Bidding took place online and in-person, with large TV screens placed around the barrel room to display changing bids. The top 10 bidders for each lot receive a 12-bottle case, with the highest bid also receiving the wooden barrel plate signed by the winemaker.

“There is something here for every tier of wine collector,” reports Theresa Wall, Senior Director of Communications for Napa Valley Vintners. “With this new Collective format and two auctions, it is more accessible,… and accessibility is good.”

Napa Valley Winemakers Support New Auction Format for Collective Napa Valley

Napa Valley has always been known for the strong spirit of collaboration between winemakers and the local community, beginning with Robert Mondavi who encouraged people to work together as a whole to support Napa Valley, rather than compete with one another. This philosophy has been very beneficial, and most Napa Valley winemakers welcome the opportunity to give back, donates their wines and facilities, and support important charitable causes.

Linda Neal, Grower/Owner of Tierra Roja Winery, has been producing her own wine since 2003, and agrees with this thinking. “The Napa Valley Vintners have a philosophy of supporting one another and the local community. It is about the rising tides lifts all boats – we work together and help each other.”

Tom Eddy, Winemaker and CEO of Tom Eddy Wines, states. “I’m tickled to be here. It’s the right thing to do for so many reasons. It’s not only an opportunity to brag about the best wines in the world, but to support one another and give back.”

Associate Winemaker for Hall Vineyards, Pamela Solis, adds, “Hall is very much committed to Napa Valley Collective and the auctions. Our owners always want to be here. There is no way they can miss this!”

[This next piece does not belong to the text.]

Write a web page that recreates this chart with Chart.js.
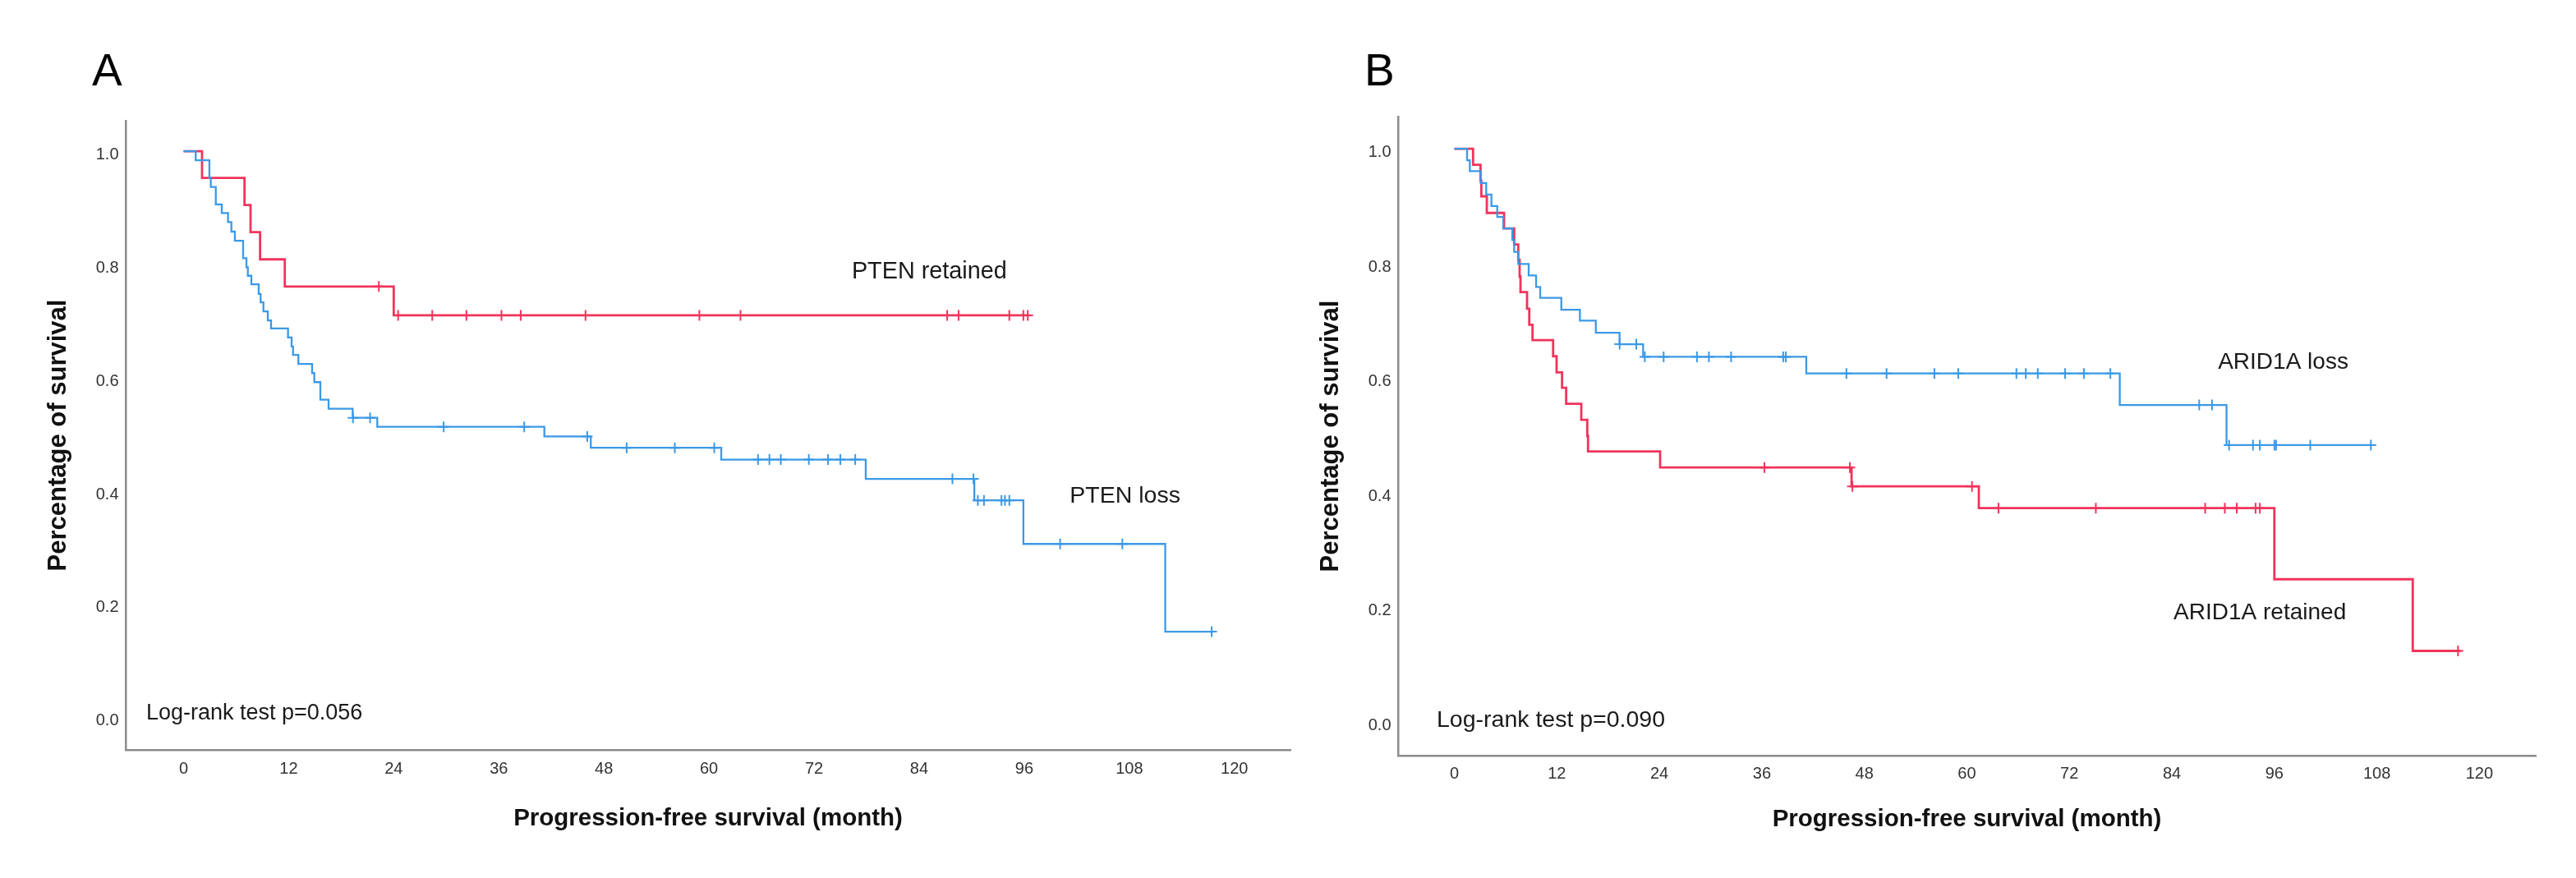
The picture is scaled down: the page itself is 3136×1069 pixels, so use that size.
<!DOCTYPE html>
<html>
<head>
<meta charset="utf-8">
<script src="https://cdn.jsdelivr.net/npm/chart.js@4.4.1/dist/chart.umd.min.js"></script>
<style>
  html, body { margin: 0; padding: 0; background: #fff; overflow: hidden; }
  canvas { position: absolute; top: 0; }
  #chartA { left: 0; }
  #chartB { left: 1590px; }
</style>
</head>
<body>
<canvas id="chartA" width="1590" height="1069"></canvas>
<canvas id="chartB" width="1546" height="1069"></canvas>
<script>
// axis ticks
const monthTicks = [0, 12, 24, 36, 48, 60, 72, 84, 96, 108, 120];
const survivalTicks = [0, 0.2, 0.4, 0.6, 0.8, 1.0];

// panel A: PTEN
const ptenRetainedTimes = [2.11, 6.96, 7.65, 8.74, 11.56, 24.0];
const ptenRetainedSurv = [0.953, 0.905, 0.857, 0.809, 0.761, 0.710];
const ptenRetainedCensored = [22.3, 24.5, 28.4, 32.3, 36.3, 38.5, 45.9, 58.9, 63.6, 87.2, 88.5, 94.3, 95.9, 96.4];
const ptenRetainedEnd = 96.6;

const ptenLossTimes = [1.39, 2.95, 3.11, 3.68, 4.36, 5.08, 5.46, 5.86, 6.80, 7.18, 7.34, 7.74, 8.58, 8.80, 9.12, 9.62, 9.99,
  11.93, 12.34, 12.50, 13.11, 14.68, 14.93, 15.62, 16.56, 19.31, 22.12, 41.2, 46.5, 61.4, 77.9, 90.3, 95.9, 112.1];
const ptenLossSurv = [0.984, 0.953, 0.937, 0.906, 0.891, 0.875, 0.858, 0.842, 0.811, 0.795, 0.780, 0.765, 0.748, 0.733, 0.717, 0.701, 0.687,
  0.671, 0.655, 0.640, 0.624, 0.608, 0.592, 0.561, 0.545, 0.529, 0.513, 0.496, 0.476, 0.455, 0.421, 0.383, 0.306, 0.151];
const ptenLossCensored = [19.35, 21.3, 29.7, 38.9, 46.1, 50.6, 56.1, 60.6, 65.6, 66.9, 68.2, 71.4, 73.6, 75.0, 76.7,
  87.8, 90.2, 90.7, 91.4, 93.4, 93.8, 94.3, 100.1, 107.2, 117.4];
const ptenLossEnd = 117.6;

// panel B: ARID1A
const aridLossTimes = [1.49, 1.81, 3.09, 3.73, 4.34, 5.02, 5.72, 6.78, 7.0, 7.48, 8.70, 9.57, 10.05, 12.52, 14.7, 16.56,
  19.34, 22.1, 41.2, 77.9, 90.4];
const aridLossSurv = [0.980, 0.961, 0.940, 0.920, 0.900, 0.881, 0.861, 0.841, 0.820, 0.799, 0.779, 0.759, 0.740, 0.719, 0.700, 0.679,
  0.659, 0.637, 0.608, 0.553, 0.483];
const aridLossCensored = [19.35, 21.3, 22.3, 24.5, 28.4, 29.8, 32.4, 38.5, 38.8, 45.9, 50.6, 56.2, 59.0, 65.8, 66.9, 68.3,
  71.5, 73.7, 76.8, 87.2, 88.7, 90.7, 93.5, 94.3, 96.0, 96.2, 100.2, 107.3];
const aridLossEnd = 107.6;

const aridRetainedTimes = [2.19, 3.06, 3.16, 3.80, 5.82, 7.0, 7.48, 7.64, 7.74, 8.51, 8.77, 9.15, 11.56, 11.97, 12.61, 13.09,
  14.86, 15.56, 15.65, 24.09, 46.5, 61.4, 96.0, 112.2];
const aridRetainedSurv = [0.972, 0.944, 0.917, 0.888, 0.861, 0.833, 0.806, 0.777, 0.750, 0.721, 0.693, 0.666, 0.638, 0.610, 0.583, 0.555,
  0.527, 0.499, 0.472, 0.444, 0.411, 0.373, 0.249, 0.124];
const aridRetainedCensored = [36.3, 46.3, 46.6, 60.6, 63.7, 75.1, 87.9, 90.2, 91.6, 93.8, 94.3, 117.5];
const aridRetainedEnd = 117.8;

const RED = "#f0345c";
const BLUE = "#3b99e6";
const AXIS = "#8c8c8c";
const FONT = '"Liberation Sans", Arial, sans-serif';

function stepPoints(times, surv, end) {
  const pts = [{ x: 0, y: 1 }];
  times.forEach((t, i) => pts.push({ x: t, y: surv[i] }));
  pts.push({ x: end, y: surv[surv.length - 1] });
  return pts;
}

function levelAt(times, surv, t) {
  let s = 1;
  times.forEach((e, i) => { if (e <= t) s = surv[i]; });
  return s;
}

function censorPoints(times, surv, censored) {
  return censored.map(c => ({ x: c, y: levelAt(times, surv, c) }));
}

function curve(times, surv, end, color, width) {
  return {
    data: stepPoints(times, surv, end),
    stepped: true,
    borderColor: color,
    borderWidth: width,
    pointRadius: 0,
    pointHoverRadius: 0,
    fill: false
  };
}

function marks(times, surv, censored, color) {
  return {
    data: censorPoints(times, surv, censored),
    showLine: false,
    pointStyle: "cross",
    pointRadius: 6.5,
    pointHoverRadius: 6.5,
    pointBorderWidth: 2,
    pointBorderColor: color,
    pointBackgroundColor: color
  };
}

const panelText = {
  id: "panelText",
  afterDraw(chart, args, o) {
    const { ctx, scales: { x, y } } = chart;
    ctx.save();
    ctx.fillStyle = "#1a1a1a";
    ctx.textAlign = "left";
    ctx.textBaseline = "middle";
    o.notes.forEach(n => {
      ctx.font = `${n.size}px ${FONT}`;
      ctx.fillText(n.text, x.getPixelForValue(n.x), y.getPixelForValue(n.y));
    });
    ctx.fillStyle = "#000";
    ctx.textBaseline = "alphabetic";
    ctx.font = `55px ${FONT}`;
    ctx.fillText(o.letter, o.letterX, o.letterY);
    ctx.restore();
  }
};

function makeChart(id, p) {
  const tickFont = { family: FONT, size: 20 };
  return new Chart(document.getElementById(id), {
    type: "line",
    data: { datasets: p.datasets },
    plugins: [panelText],
    options: {
      responsive: false,
      animation: false,
      events: [],
      layout: { autoPadding: false, padding: { left: 0, top: p.top, right: p.right, bottom: 0 } },
      plugins: {
        legend: { display: false },
        tooltip: { enabled: false },
        panelText: { notes: p.notes, letter: p.letter, letterX: p.letterX, letterY: p.letterY }
      },
      scales: {
        x: {
          type: "linear",
          min: p.xMin,
          max: p.xMax,
          afterBuildTicks: s => { s.ticks = monthTicks.map(v => ({ value: v })); },
          afterFit: s => { s.height = p.xHeight; },
          grid: { display: false, drawTicks: false },
          border: { display: true, color: AXIS, width: 2.5 },
          ticks: { font: tickFont, color: "#333", padding: p.xTickPad, maxRotation: 0, autoSkip: false },
          title: {
            display: true, text: "Progression-free survival (month)",
            font: { family: FONT, size: 29.5, weight: "bold" }, color: "#111",
            padding: { top: 0, bottom: p.xTitlePad }
          }
        },
        y: {
          min: p.yMin,
          max: p.yMax,
          afterBuildTicks: s => { s.ticks = survivalTicks.map(v => ({ value: v })); },
          afterFit: s => { s.width = p.yWidth; },
          grid: { display: false, drawTicks: false },
          border: { display: true, color: AXIS, width: 2.5 },
          ticks: { font: tickFont, color: "#333", padding: 8.5, labelOffset: 4.5, callback: v => Number(v).toFixed(1) },
          title: {
            display: true, text: "Percentage of survival",
            font: { family: FONT, size: 31, weight: "bold" }, color: "#111",
            padding: { top: p.yTitlePad, bottom: 0 }
          }
        }
      }
    }
  });
}

makeChart("chartA", {
  top: 147, right: 19, yWidth: 153, xHeight: 156,
  xMin: -6.61, xMax: 126.4, yMin: -0.058, yMax: 1.054,
  xTickPad: 11, xTitlePad: 54.6, yTitlePad: 52.4,
  letter: "A", letterX: 112, letterY: 103.5,
  notes: [
    { text: "PTEN retained", x: 76.3, y: 0.787, size: 28.8 },
    { text: "PTEN loss", x: 101.2, y: 0.390, size: 28.5 },
    { text: "Log-rank test p=0.056", x: -4.27, y: 0.007, size: 27 }
  ],
  datasets: [
    curve(ptenLossTimes, ptenLossSurv, ptenLossEnd, BLUE, 2.3),
    marks(ptenLossTimes, ptenLossSurv, ptenLossCensored, BLUE),
    curve(ptenRetainedTimes, ptenRetainedSurv, ptenRetainedEnd, RED, 2.8),
    marks(ptenRetainedTimes, ptenRetainedSurv, ptenRetainedCensored, RED)
  ]
});

makeChart("chartB", {
  top: 142, right: 49, yWidth: 112, xHeight: 149,
  xMin: -6.59, xMax: 126.6, yMin: -0.0587, yMax: 1.056,
  xTickPad: 10, xTitlePad: 53.3, yTitlePad: 12.2,
  letter: "B", letterX: 71, letterY: 103.5,
  notes: [
    { text: "ARID1A loss", x: 89.4, y: 0.627, size: 28 },
    { text: "ARID1A retained", x: 84.2, y: 0.190, size: 28 },
    { text: "Log-rank test p=0.090", x: -2.07, y: 0.003, size: 28.5 }
  ],
  datasets: [
    curve(aridLossTimes, aridLossSurv, aridLossEnd, BLUE, 2.3),
    marks(aridLossTimes, aridLossSurv, aridLossCensored, BLUE),
    curve(aridRetainedTimes, aridRetainedSurv, aridRetainedEnd, RED, 2.8),
    marks(aridRetainedTimes, aridRetainedSurv, aridRetainedCensored, RED)
  ]
});
</script>
</body>
</html>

One of the biggest donors to the 2022 Napa Barrel Auction was Raymond Vineyards, owned by husband/wife team, Jean-Charles Boisset and Gina Gallo. By donating their spacious grounds and multiple rooms, along with special barrel offerings, they welcomed 1500 guests to the auction. Raymond is located in central Napa Valley, and is one of multiple wineries in the Boisset Collection.

“This event is at the heart of what Jean-Charles and Gina believe in,” reports Claire Tooley, MW, VP of Guest Experiences for the Boisett Collection. “They always want to be involved in community efforts and collaboration.”

“Every dollar raised will have a meaningful impact on the life of a Napa County child,” reports Jennifer Stewart, Executive Director of Napa Valley Education Foundation. “We are so thankful to be able to expand our efforts as a result of the funds raised.”

Don’t Forget the Wine Staff and Our Lady of the Perpetual Spittoons

Given that the U.S. is still suffering under a labor shortage, especially of skilled hospitality staff, the important job of emptying wine spit buckets and clearing used plates, utensils, and garbage cannot be over looked. Without all of the many volunteers at the Napa Valley Barrel Auction, it could not have taken place.

Given this, each year, different Napa Valley Vintners employees take on the important role of overseeing wine spit buckets, and serve as both role models and trainers of auction volunteers for this role. The person in charge wears an apron emblazoned, ‘Our Lady (or Lord) of the Perpetual Spittoons.’

This year the apron was worn by Michelle Novi, Director of Industry Relations with Napa Valley Vintners. “My job today is to empty spit buckets, clean, and return them to the winetasting tables,” she says. “I also help train our volunteers to do this.”

Novi wears googles, gloves, and a crown of corks, along with her apron. “All of us at Napa Valley Vintners have volunteered to take this role at least once,” she reports. “It is important!” Indeed, it is!